▶ WHAT TO WORK ON: Retype all of the listing exactly, passing over any picture you find.

▶ AVAILABLE DATA:
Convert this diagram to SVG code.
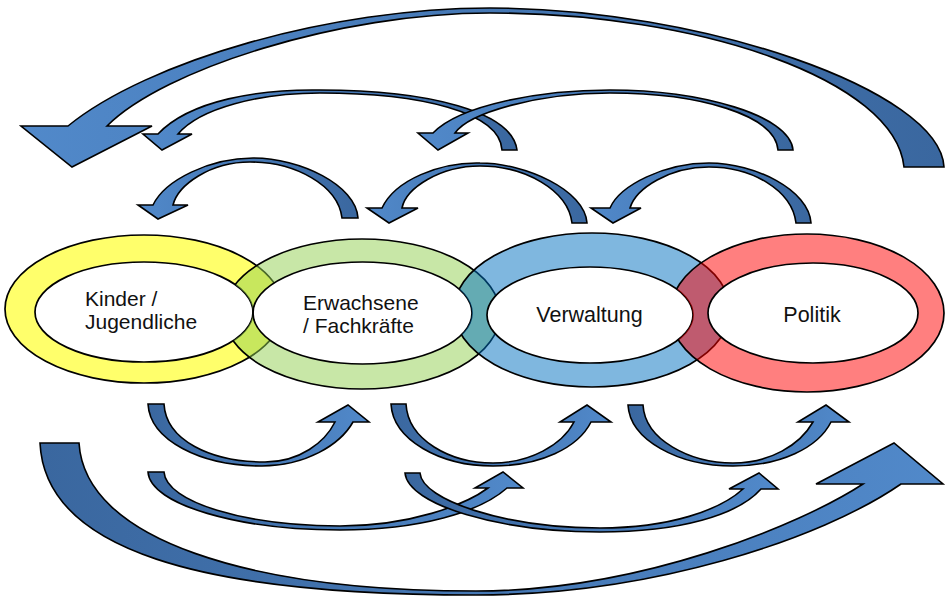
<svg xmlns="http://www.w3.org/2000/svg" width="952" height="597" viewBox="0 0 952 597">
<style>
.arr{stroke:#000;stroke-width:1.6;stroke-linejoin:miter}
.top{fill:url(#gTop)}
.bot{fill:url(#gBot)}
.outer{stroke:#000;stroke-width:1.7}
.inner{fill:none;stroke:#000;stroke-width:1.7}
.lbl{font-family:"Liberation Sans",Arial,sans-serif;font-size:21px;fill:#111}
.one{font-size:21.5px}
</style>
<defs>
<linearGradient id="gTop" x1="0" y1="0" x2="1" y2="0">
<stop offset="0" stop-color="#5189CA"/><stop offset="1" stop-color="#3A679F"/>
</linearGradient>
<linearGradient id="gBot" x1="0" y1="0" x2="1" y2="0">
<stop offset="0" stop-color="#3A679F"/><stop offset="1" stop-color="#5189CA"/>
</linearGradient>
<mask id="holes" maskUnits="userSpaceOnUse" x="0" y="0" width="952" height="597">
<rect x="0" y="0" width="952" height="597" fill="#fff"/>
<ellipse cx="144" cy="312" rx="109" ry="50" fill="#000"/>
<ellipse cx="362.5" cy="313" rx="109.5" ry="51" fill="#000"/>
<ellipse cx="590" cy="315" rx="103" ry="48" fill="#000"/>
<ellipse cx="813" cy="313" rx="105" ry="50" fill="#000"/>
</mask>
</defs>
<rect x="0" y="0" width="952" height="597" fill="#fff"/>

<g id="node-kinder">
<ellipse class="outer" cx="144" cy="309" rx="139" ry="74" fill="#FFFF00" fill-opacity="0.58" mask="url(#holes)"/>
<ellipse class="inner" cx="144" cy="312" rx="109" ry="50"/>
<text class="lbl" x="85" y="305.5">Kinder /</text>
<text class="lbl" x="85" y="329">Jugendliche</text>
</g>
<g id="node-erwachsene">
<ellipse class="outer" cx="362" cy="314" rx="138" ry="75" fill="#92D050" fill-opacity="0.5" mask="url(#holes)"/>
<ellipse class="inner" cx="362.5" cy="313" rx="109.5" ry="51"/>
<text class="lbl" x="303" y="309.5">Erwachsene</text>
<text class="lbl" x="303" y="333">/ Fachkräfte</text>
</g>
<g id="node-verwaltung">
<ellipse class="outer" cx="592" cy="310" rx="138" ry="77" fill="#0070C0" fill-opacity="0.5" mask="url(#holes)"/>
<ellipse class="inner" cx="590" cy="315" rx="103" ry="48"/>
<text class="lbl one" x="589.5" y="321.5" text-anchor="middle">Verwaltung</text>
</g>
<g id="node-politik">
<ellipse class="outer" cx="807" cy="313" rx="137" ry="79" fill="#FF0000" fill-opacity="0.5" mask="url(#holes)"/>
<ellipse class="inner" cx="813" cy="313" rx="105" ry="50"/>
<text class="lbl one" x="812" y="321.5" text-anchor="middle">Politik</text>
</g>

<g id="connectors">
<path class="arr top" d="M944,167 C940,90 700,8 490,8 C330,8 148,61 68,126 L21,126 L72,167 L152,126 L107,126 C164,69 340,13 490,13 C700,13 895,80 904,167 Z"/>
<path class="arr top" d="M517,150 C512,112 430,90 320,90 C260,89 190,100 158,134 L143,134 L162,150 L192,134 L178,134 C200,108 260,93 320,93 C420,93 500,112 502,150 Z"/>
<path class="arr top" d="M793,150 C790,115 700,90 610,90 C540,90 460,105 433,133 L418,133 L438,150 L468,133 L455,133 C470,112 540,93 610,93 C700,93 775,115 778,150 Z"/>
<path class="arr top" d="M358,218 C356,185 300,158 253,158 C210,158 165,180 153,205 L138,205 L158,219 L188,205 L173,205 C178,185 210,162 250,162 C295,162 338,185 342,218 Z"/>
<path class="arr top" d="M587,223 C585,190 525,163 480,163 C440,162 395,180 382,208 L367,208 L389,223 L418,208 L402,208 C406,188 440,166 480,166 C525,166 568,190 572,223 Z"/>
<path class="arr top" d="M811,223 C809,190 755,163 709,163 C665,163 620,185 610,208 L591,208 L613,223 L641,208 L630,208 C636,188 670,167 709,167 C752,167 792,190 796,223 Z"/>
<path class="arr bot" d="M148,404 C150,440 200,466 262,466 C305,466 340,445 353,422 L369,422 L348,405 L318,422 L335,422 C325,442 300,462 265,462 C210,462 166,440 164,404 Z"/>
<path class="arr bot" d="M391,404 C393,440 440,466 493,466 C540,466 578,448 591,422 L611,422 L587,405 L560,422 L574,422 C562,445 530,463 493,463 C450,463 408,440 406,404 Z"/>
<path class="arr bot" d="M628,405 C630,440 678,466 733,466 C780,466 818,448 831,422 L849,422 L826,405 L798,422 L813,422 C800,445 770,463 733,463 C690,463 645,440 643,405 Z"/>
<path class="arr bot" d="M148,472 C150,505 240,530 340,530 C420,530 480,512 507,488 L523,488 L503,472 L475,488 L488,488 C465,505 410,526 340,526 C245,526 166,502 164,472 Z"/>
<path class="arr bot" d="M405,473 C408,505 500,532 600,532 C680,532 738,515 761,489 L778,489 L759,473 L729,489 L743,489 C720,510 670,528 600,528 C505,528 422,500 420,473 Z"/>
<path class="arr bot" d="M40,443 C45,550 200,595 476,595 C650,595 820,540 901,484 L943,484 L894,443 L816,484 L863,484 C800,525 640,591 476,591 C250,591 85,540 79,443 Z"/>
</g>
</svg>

▶ CORRECT OUTPUT:
Convert this diagram to SVG code.
<svg xmlns="http://www.w3.org/2000/svg" width="952" height="597" viewBox="0 0 952 597">
<style>
.arr{stroke:#000;stroke-width:1.6;stroke-linejoin:miter}
.top{fill:url(#gTop)}
.bot{fill:url(#gBot)}
.outer{stroke:#000;stroke-width:1.7}
.inner{fill:none;stroke:#000;stroke-width:1.7}
.lbl{font-family:"Liberation Sans",Arial,sans-serif;font-size:21px;fill:#111}
.one{font-size:21.5px}
</style>
<defs>
<linearGradient id="gTop" x1="0" y1="0" x2="1" y2="0">
<stop offset="0" stop-color="#5189CA"/><stop offset="1" stop-color="#3A679F"/>
</linearGradient>
<linearGradient id="gBot" x1="0" y1="0" x2="1" y2="0">
<stop offset="0" stop-color="#3A679F"/><stop offset="1" stop-color="#5189CA"/>
</linearGradient>
<mask id="holes" maskUnits="userSpaceOnUse" x="0" y="0" width="952" height="597">
<rect x="0" y="0" width="952" height="597" fill="#fff"/>
<ellipse cx="144" cy="312" rx="109" ry="50" fill="#000"/>
<ellipse cx="362.5" cy="313" rx="109.5" ry="51" fill="#000"/>
<ellipse cx="590" cy="315" rx="103" ry="48" fill="#000"/>
<ellipse cx="813" cy="313" rx="105" ry="50" fill="#000"/>
</mask>
</defs>
<rect x="0" y="0" width="952" height="597" fill="#fff"/>

<g id="node-kinder">
<ellipse class="outer" cx="144" cy="309" rx="139" ry="74" fill="#FFFF00" fill-opacity="0.58" mask="url(#holes)"/>
<ellipse class="inner" cx="144" cy="312" rx="109" ry="50"/>
<text class="lbl" x="85" y="305.5">Kinder /</text>
<text class="lbl" x="85" y="329">Jugendliche</text>
</g>
<g id="node-erwachsene">
<ellipse class="outer" cx="362" cy="314" rx="138" ry="75" fill="#92D050" fill-opacity="0.5" mask="url(#holes)"/>
<ellipse class="inner" cx="362.5" cy="313" rx="109.5" ry="51"/>
<text class="lbl" x="303" y="309.5">Erwachsene</text>
<text class="lbl" x="303" y="333">/ Fachkräfte</text>
</g>
<g id="node-verwaltung">
<ellipse class="outer" cx="592" cy="310" rx="138" ry="77" fill="#0070C0" fill-opacity="0.5" mask="url(#holes)"/>
<ellipse class="inner" cx="590" cy="315" rx="103" ry="48"/>
<text class="lbl one" x="589.5" y="321.5" text-anchor="middle">Verwaltung</text>
</g>
<g id="node-politik">
<ellipse class="outer" cx="807" cy="313" rx="137" ry="79" fill="#FF0000" fill-opacity="0.5" mask="url(#holes)"/>
<ellipse class="inner" cx="813" cy="313" rx="105" ry="50"/>
<text class="lbl one" x="812" y="321.5" text-anchor="middle">Politik</text>
</g>

<g id="connectors">
<path class="arr top" d="M944,167 C940,90 700,8 490,8 C330,8 148,61 68,126 L21,126 L72,167 L152,126 L107,126 C164,69 340,13 490,13 C700,13 895,80 904,167 Z"/>
<path class="arr top" d="M517,150 C512,112 430,90 320,90 C260,89 190,100 158,134 L143,134 L162,150 L192,134 L178,134 C200,108 260,93 320,93 C420,93 500,112 502,150 Z"/>
<path class="arr top" d="M793,150 C790,115 700,90 610,90 C540,90 460,105 433,133 L418,133 L438,150 L468,133 L455,133 C470,112 540,93 610,93 C700,93 775,115 778,150 Z"/>
<path class="arr top" d="M358,218 C356,185 300,158 253,158 C210,158 165,180 153,205 L138,205 L158,219 L188,205 L173,205 C178,185 210,162 250,162 C295,162 338,185 342,218 Z"/>
<path class="arr top" d="M587,223 C585,190 525,163 480,163 C440,162 395,180 382,208 L367,208 L389,223 L418,208 L402,208 C406,188 440,166 480,166 C525,166 568,190 572,223 Z"/>
<path class="arr top" d="M811,223 C809,190 755,163 709,163 C665,163 620,185 610,208 L591,208 L613,223 L641,208 L630,208 C636,188 670,167 709,167 C752,167 792,190 796,223 Z"/>
<path class="arr bot" d="M148,404 C150,440 200,466 262,466 C305,466 340,445 353,422 L369,422 L348,405 L318,422 L335,422 C325,442 300,462 265,462 C210,462 166,440 164,404 Z"/>
<path class="arr bot" d="M391,404 C393,440 440,466 493,466 C540,466 578,448 591,422 L611,422 L587,405 L560,422 L574,422 C562,445 530,463 493,463 C450,463 408,440 406,404 Z"/>
<path class="arr bot" d="M628,405 C630,440 678,466 733,466 C780,466 818,448 831,422 L849,422 L826,405 L798,422 L813,422 C800,445 770,463 733,463 C690,463 645,440 643,405 Z"/>
<path class="arr bot" d="M148,472 C150,505 240,530 340,530 C420,530 480,512 507,488 L523,488 L503,472 L475,488 L488,488 C465,505 410,526 340,526 C245,526 166,502 164,472 Z"/>
<path class="arr bot" d="M405,473 C408,505 500,532 600,532 C680,532 738,515 761,489 L778,489 L759,473 L729,489 L743,489 C720,510 670,528 600,528 C505,528 422,500 420,473 Z"/>
<path class="arr bot" d="M40,443 C45,550 200,595 476,595 C650,595 820,540 901,484 L943,484 L894,443 L816,484 L863,484 C800,525 640,591 476,591 C250,591 85,540 79,443 Z"/>
</g>
</svg>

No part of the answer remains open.